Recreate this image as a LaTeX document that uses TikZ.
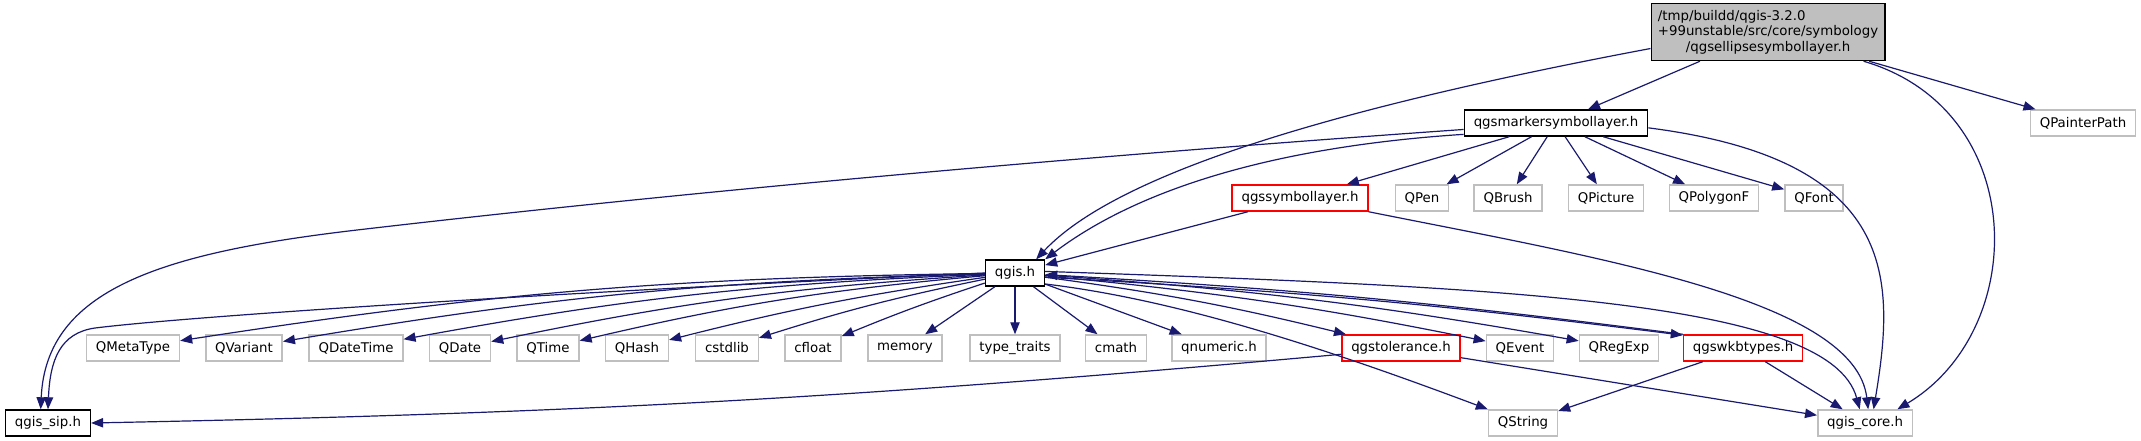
\documentclass[tikz,border=0pt]{standalone}
\usepackage{fontspec}
\setmainfont{DejaVu Sans}
\usetikzlibrary{arrows.meta}
\definecolor{cnavy}{HTML}{191970}
\definecolor{cgrey}{HTML}{BFBFBF}
\definecolor{cred}{HTML}{FF0000}
\tikzset{
  every picture/.style={font=\fontsize{10}{11.5}\selectfont, line width=0.9pt},
  box/.style={draw=#1, fill=white, line width=1.1pt, inner xsep=7pt, inner ysep=0pt, minimum height=19.5pt},
  box/.default=black,
  arrow/.style={-{Triangle[length=9pt, width=7pt]}, draw=cnavy, line width=0.9pt},
}

\begin{document}
\begin{tikzpicture}[x=0.75pt, y=0.75pt]
  \fill[white] (0,0) rectangle (2141,-440);
  % the header itself
  \node[box, fill=cgrey, inner xsep=5pt, minimum height=42.75pt, align=center] (e) at (1768,-32) {\rlap{/tmp/buildd/qgis-3.2.0}\phantom{+99unstable/src/core/symbology}\\+99unstable/src/core/symbology\\/qgsellipsesymbollayer.h};
  \node[box] (m) at (1556,-123) {qgsmarkersymbollayer.h};
  \node[box=cgrey] (qpainterpath) at (2083,-123) {QPainterPath};
  \node[box=cred] (s) at (1300,-198) {qgssymbollayer.h};
  \node[box=cgrey] (qpen) at (1422,-198) {QPen};
  \node[box=cgrey] (qbrush) at (1508,-198) {QBrush};
  \node[box=cgrey] (qpicture) at (1606,-198) {QPicture};
  \node[box=cgrey] (qpolygonf) at (1714,-198) {QPolygonF};
  \node[box=cgrey] (qfont) at (1814,-198) {QFont};
  \node[box] (g) at (1015,-273) {qgis.h};
  % everything qgis.h pulls in
  \node[box=cgrey] (qmetatype) at (133,-348) {QMetaType};
  \node[box=cgrey] (qvariant) at (244,-348) {QVariant};
  \node[box=cgrey] (qdatetime) at (356,-348) {QDateTime};
  \node[box=cgrey] (qdate) at (460,-348) {QDate};
  \node[box=cgrey] (qtime) at (548,-348) {QTime};
  \node[box=cgrey] (qhash) at (637,-348) {QHash};
  \node[box=cgrey] (cstdlib) at (727,-348) {cstdlib};
  \node[box=cgrey] (cfloat) at (813,-348) {cfloat};
  \node[box=cgrey] (memory) at (905,-348) {memory};
  \node[box=cgrey] (typetraits) at (1015,-348) {type\_traits};
  \node[box=cgrey] (cmath) at (1116,-348) {cmath};
  \node[box=cgrey] (qnumeric) at (1219,-348) {qnumeric.h};
  \node[box=cred] (tol) at (1401,-348) {qgstolerance.h};
  \node[box=cgrey] (qevent) at (1520,-348) {QEvent};
  \node[box=cgrey] (qregexp) at (1619,-348) {QRegExp};
  \node[box=cred] (wkb) at (1743,-348) {qgswkbtypes.h};
  \node[box] (sip) at (48,-423) {qgis\_sip.h};
  \node[box=cgrey] (qstring) at (1523,-423) {QString};
  \node[box=cgrey] (core) at (1865,-423) {qgis\_core.h};

  \draw[arrow] (e) -- (m);
  \draw[arrow] (e) -- (qpainterpath);
  \draw[arrow] (e.188) .. controls (1350,-105) and (1120,-170) .. (g.33);
  \draw[arrow] (e.-17) .. controls (2030,-110) and (2030,-330) .. (core.23);

  \draw[arrow] (m.184) .. controls (1100,-155) and (700,-190) .. (357,-230) .. controls (160,-253) and (46,-290) .. (sip.118);
  \draw[arrow] (m.187) .. controls (1300,-145) and (1150,-180) .. (g.north east);
  \draw[arrow] (m) -- (s);
  \draw[arrow] (m) -- (qpen);
  \draw[arrow] (m) -- (qbrush);
  \draw[arrow] (m) -- (qpicture);
  \draw[arrow] (m) -- (qpolygonf);
  \draw[arrow] (m) -- (qfont);
  \draw[arrow] (m.-3) .. controls (1900,-160) and (1895,-280) .. (core.58);

  \draw[arrow] (s) -- (g);
  \draw[arrow] (s.south east) .. controls (1600,-258) and (1855,-300) .. (core.77);

  \draw[arrow] (g.west) .. controls (600,-290) and (200,-315) .. (95,-328) .. controls (60,-333) and (50,-360) .. (sip.north);
  \draw[arrow] (g) to[bend right=4] (qmetatype);
  \draw[arrow] (g) to[bend right=4] (qvariant);
  \draw[arrow] (g) to[bend right=4] (qdatetime);
  \draw[arrow] (g) to[bend right=4] (qdate);
  \draw[arrow] (g) to[bend right=4] (qtime);
  \draw[arrow] (g) to[bend right=3] (qhash);
  \draw[arrow] (g) to[bend right=3] (cstdlib);
  \draw[arrow] (g) to[bend right=2] (cfloat);
  \draw[arrow] (g) -- (memory);
  \draw[arrow] (g) -- (typetraits);
  \draw[arrow] (g) -- (cmath);
  \draw[arrow] (g) -- (qnumeric);
  \draw[arrow] (g) to[bend left=3] (tol);
  \draw[arrow] (g) to[bend left=3] (qevent);
  \draw[arrow] (g) to[bend left=3] (qregexp);
  \draw[arrow] (g.-8) to[bend left=2] (wkb.168);
  \draw[arrow] (wkb.north west) to[bend right=2] (g.-3);
  \draw[arrow] (g.-20) .. controls (1180,-300) and (1330,-350) .. (qstring.north west);
  \draw[arrow] (g.3) .. controls (1500,-287) and (1830,-300) .. (core.111);

  \draw[arrow] (tol.186) to[bend left=2] (sip.east);
  \draw[arrow] (tol) -- (core);
  \draw[arrow] (wkb) -- (qstring);
  \draw[arrow] (wkb) -- (core);
\end{tikzpicture}
\end{document}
= = =
**GOAL OF THE EXERCISE**. Omit the pictures and output all of the other material exactly.

**RESULT OF THE TASK**.
Recreate this image as a LaTeX document that uses TikZ.
\documentclass[tikz,border=0pt]{standalone}
\usepackage{fontspec}
\setmainfont{DejaVu Sans}
\usetikzlibrary{arrows.meta}
\definecolor{cnavy}{HTML}{191970}
\definecolor{cgrey}{HTML}{BFBFBF}
\definecolor{cred}{HTML}{FF0000}
\tikzset{
  every picture/.style={font=\fontsize{10}{11.5}\selectfont, line width=0.9pt},
  box/.style={draw=#1, fill=white, line width=1.1pt, inner xsep=7pt, inner ysep=0pt, minimum height=19.5pt},
  box/.default=black,
  arrow/.style={-{Triangle[length=9pt, width=7pt]}, draw=cnavy, line width=0.9pt},
}

\begin{document}
\begin{tikzpicture}[x=0.75pt, y=0.75pt]
  \fill[white] (0,0) rectangle (2141,-440);
  % the header itself
  \node[box, fill=cgrey, inner xsep=5pt, minimum height=42.75pt, align=center] (e) at (1768,-32) {\rlap{/tmp/buildd/qgis-3.2.0}\phantom{+99unstable/src/core/symbology}\\+99unstable/src/core/symbology\\/qgsellipsesymbollayer.h};
  \node[box] (m) at (1556,-123) {qgsmarkersymbollayer.h};
  \node[box=cgrey] (qpainterpath) at (2083,-123) {QPainterPath};
  \node[box=cred] (s) at (1300,-198) {qgssymbollayer.h};
  \node[box=cgrey] (qpen) at (1422,-198) {QPen};
  \node[box=cgrey] (qbrush) at (1508,-198) {QBrush};
  \node[box=cgrey] (qpicture) at (1606,-198) {QPicture};
  \node[box=cgrey] (qpolygonf) at (1714,-198) {QPolygonF};
  \node[box=cgrey] (qfont) at (1814,-198) {QFont};
  \node[box] (g) at (1015,-273) {qgis.h};
  % everything qgis.h pulls in
  \node[box=cgrey] (qmetatype) at (133,-348) {QMetaType};
  \node[box=cgrey] (qvariant) at (244,-348) {QVariant};
  \node[box=cgrey] (qdatetime) at (356,-348) {QDateTime};
  \node[box=cgrey] (qdate) at (460,-348) {QDate};
  \node[box=cgrey] (qtime) at (548,-348) {QTime};
  \node[box=cgrey] (qhash) at (637,-348) {QHash};
  \node[box=cgrey] (cstdlib) at (727,-348) {cstdlib};
  \node[box=cgrey] (cfloat) at (813,-348) {cfloat};
  \node[box=cgrey] (memory) at (905,-348) {memory};
  \node[box=cgrey] (typetraits) at (1015,-348) {type\_traits};
  \node[box=cgrey] (cmath) at (1116,-348) {cmath};
  \node[box=cgrey] (qnumeric) at (1219,-348) {qnumeric.h};
  \node[box=cred] (tol) at (1401,-348) {qgstolerance.h};
  \node[box=cgrey] (qevent) at (1520,-348) {QEvent};
  \node[box=cgrey] (qregexp) at (1619,-348) {QRegExp};
  \node[box=cred] (wkb) at (1743,-348) {qgswkbtypes.h};
  \node[box] (sip) at (48,-423) {qgis\_sip.h};
  \node[box=cgrey] (qstring) at (1523,-423) {QString};
  \node[box=cgrey] (core) at (1865,-423) {qgis\_core.h};

  \draw[arrow] (e) -- (m);
  \draw[arrow] (e) -- (qpainterpath);
  \draw[arrow] (e.188) .. controls (1350,-105) and (1120,-170) .. (g.33);
  \draw[arrow] (e.-17) .. controls (2030,-110) and (2030,-330) .. (core.23);

  \draw[arrow] (m.184) .. controls (1100,-155) and (700,-190) .. (357,-230) .. controls (160,-253) and (46,-290) .. (sip.118);
  \draw[arrow] (m.187) .. controls (1300,-145) and (1150,-180) .. (g.north east);
  \draw[arrow] (m) -- (s);
  \draw[arrow] (m) -- (qpen);
  \draw[arrow] (m) -- (qbrush);
  \draw[arrow] (m) -- (qpicture);
  \draw[arrow] (m) -- (qpolygonf);
  \draw[arrow] (m) -- (qfont);
  \draw[arrow] (m.-3) .. controls (1900,-160) and (1895,-280) .. (core.58);

  \draw[arrow] (s) -- (g);
  \draw[arrow] (s.south east) .. controls (1600,-258) and (1855,-300) .. (core.77);

  \draw[arrow] (g.west) .. controls (600,-290) and (200,-315) .. (95,-328) .. controls (60,-333) and (50,-360) .. (sip.north);
  \draw[arrow] (g) to[bend right=4] (qmetatype);
  \draw[arrow] (g) to[bend right=4] (qvariant);
  \draw[arrow] (g) to[bend right=4] (qdatetime);
  \draw[arrow] (g) to[bend right=4] (qdate);
  \draw[arrow] (g) to[bend right=4] (qtime);
  \draw[arrow] (g) to[bend right=3] (qhash);
  \draw[arrow] (g) to[bend right=3] (cstdlib);
  \draw[arrow] (g) to[bend right=2] (cfloat);
  \draw[arrow] (g) -- (memory);
  \draw[arrow] (g) -- (typetraits);
  \draw[arrow] (g) -- (cmath);
  \draw[arrow] (g) -- (qnumeric);
  \draw[arrow] (g) to[bend left=3] (tol);
  \draw[arrow] (g) to[bend left=3] (qevent);
  \draw[arrow] (g) to[bend left=3] (qregexp);
  \draw[arrow] (g.-8) to[bend left=2] (wkb.168);
  \draw[arrow] (wkb.north west) to[bend right=2] (g.-3);
  \draw[arrow] (g.-20) .. controls (1180,-300) and (1330,-350) .. (qstring.north west);
  \draw[arrow] (g.3) .. controls (1500,-287) and (1830,-300) .. (core.111);

  \draw[arrow] (tol.186) to[bend left=2] (sip.east);
  \draw[arrow] (tol) -- (core);
  \draw[arrow] (wkb) -- (qstring);
  \draw[arrow] (wkb) -- (core);
\end{tikzpicture}
\end{document}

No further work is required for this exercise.